┌──
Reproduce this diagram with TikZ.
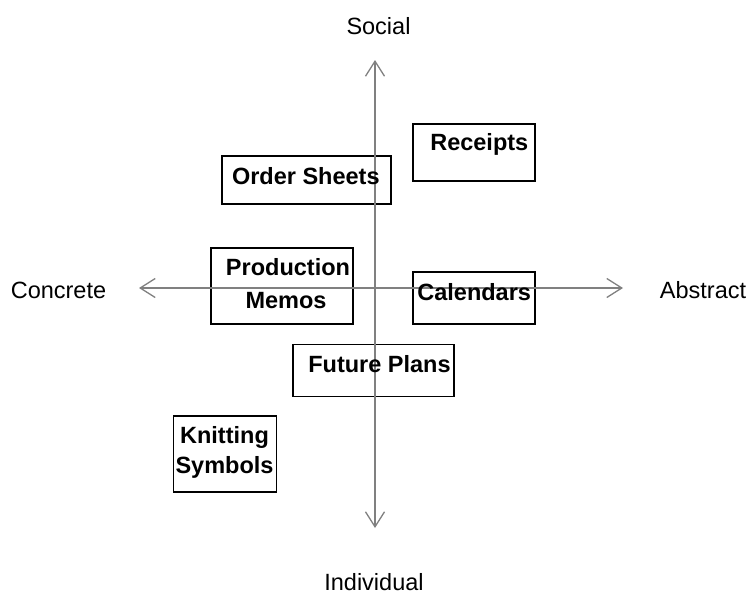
└──
┌──
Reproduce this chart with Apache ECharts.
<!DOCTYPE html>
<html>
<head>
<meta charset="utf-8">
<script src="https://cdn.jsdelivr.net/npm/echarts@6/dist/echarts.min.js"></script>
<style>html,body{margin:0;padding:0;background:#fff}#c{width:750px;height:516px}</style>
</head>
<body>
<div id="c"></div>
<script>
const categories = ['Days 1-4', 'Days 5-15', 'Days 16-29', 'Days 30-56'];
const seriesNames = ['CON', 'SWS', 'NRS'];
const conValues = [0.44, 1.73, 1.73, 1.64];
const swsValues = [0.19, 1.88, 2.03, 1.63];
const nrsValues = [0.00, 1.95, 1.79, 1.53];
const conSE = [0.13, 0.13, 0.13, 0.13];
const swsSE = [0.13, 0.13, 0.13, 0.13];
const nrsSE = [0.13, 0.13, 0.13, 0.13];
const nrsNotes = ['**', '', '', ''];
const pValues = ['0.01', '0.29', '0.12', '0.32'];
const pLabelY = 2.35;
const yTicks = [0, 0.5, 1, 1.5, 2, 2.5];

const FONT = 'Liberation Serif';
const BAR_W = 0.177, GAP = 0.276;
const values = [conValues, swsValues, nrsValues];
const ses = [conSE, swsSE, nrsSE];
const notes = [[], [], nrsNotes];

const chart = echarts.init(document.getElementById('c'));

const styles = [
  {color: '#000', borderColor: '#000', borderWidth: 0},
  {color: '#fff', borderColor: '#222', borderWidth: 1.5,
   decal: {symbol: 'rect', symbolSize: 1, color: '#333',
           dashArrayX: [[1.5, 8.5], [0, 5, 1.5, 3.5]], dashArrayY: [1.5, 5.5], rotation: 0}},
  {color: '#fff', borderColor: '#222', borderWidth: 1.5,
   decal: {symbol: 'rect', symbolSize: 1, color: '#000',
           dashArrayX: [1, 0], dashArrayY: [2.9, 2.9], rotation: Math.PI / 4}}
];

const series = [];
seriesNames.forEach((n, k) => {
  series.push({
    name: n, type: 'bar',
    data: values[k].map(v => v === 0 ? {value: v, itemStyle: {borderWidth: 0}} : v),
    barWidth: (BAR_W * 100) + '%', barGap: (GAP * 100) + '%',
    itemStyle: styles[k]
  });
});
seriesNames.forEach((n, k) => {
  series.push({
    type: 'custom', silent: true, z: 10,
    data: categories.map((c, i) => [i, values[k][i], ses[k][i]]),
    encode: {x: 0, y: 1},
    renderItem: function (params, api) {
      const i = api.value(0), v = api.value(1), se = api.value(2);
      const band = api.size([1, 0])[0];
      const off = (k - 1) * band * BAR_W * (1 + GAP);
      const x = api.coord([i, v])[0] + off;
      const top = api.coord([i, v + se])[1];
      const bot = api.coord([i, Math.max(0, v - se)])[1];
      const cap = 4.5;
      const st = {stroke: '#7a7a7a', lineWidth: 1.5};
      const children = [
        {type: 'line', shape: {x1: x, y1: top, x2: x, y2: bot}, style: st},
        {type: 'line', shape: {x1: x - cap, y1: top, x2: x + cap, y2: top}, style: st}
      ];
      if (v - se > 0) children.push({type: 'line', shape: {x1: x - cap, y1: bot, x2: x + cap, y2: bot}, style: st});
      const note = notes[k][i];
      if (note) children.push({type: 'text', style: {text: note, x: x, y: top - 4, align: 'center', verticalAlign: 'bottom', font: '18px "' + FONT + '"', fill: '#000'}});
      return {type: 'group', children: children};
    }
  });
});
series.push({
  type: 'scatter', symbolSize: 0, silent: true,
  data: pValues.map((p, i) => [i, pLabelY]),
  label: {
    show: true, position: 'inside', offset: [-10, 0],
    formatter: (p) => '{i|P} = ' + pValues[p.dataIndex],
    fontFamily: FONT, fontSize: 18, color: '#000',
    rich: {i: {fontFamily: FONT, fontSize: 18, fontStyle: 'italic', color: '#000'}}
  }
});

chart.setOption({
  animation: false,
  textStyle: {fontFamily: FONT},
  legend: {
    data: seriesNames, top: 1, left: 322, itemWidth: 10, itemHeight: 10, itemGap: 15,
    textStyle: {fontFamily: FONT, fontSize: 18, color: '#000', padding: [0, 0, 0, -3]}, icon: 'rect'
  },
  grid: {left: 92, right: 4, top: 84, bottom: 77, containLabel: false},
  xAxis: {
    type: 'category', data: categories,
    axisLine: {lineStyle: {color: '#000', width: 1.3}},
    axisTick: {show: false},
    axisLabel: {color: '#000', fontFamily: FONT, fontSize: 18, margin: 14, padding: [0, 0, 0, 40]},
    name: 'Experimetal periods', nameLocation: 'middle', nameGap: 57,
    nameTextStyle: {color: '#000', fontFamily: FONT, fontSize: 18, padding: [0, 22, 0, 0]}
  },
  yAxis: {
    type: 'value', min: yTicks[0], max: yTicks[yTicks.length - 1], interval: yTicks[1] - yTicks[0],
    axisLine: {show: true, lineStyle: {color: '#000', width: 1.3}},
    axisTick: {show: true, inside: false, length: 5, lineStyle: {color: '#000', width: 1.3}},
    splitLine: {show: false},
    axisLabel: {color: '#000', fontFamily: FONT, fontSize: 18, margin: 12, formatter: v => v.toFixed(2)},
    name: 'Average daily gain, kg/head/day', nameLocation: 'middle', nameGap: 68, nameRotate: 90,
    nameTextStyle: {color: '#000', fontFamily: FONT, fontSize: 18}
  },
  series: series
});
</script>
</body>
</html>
└──
From the records above, extract exactly and only the lines that begin at the line with "Reproduce this chart with Apache ECharts." and stop after the line with "const chart = echarts.init(document.getElementById('c'));".

### Exercise result:
Reproduce this chart with Apache ECharts.
<!DOCTYPE html>
<html>
<head>
<meta charset="utf-8">
<script src="https://cdn.jsdelivr.net/npm/echarts@6/dist/echarts.min.js"></script>
<style>html,body{margin:0;padding:0;background:#fff}#c{width:750px;height:516px}</style>
</head>
<body>
<div id="c"></div>
<script>
const categories = ['Days 1-4', 'Days 5-15', 'Days 16-29', 'Days 30-56'];
const seriesNames = ['CON', 'SWS', 'NRS'];
const conValues = [0.44, 1.73, 1.73, 1.64];
const swsValues = [0.19, 1.88, 2.03, 1.63];
const nrsValues = [0.00, 1.95, 1.79, 1.53];
const conSE = [0.13, 0.13, 0.13, 0.13];
const swsSE = [0.13, 0.13, 0.13, 0.13];
const nrsSE = [0.13, 0.13, 0.13, 0.13];
const nrsNotes = ['**', '', '', ''];
const pValues = ['0.01', '0.29', '0.12', '0.32'];
const pLabelY = 2.35;
const yTicks = [0, 0.5, 1, 1.5, 2, 2.5];

const FONT = 'Liberation Serif';
const BAR_W = 0.177, GAP = 0.276;
const values = [conValues, swsValues, nrsValues];
const ses = [conSE, swsSE, nrsSE];
const notes = [[], [], nrsNotes];

const chart = echarts.init(document.getElementById('c'));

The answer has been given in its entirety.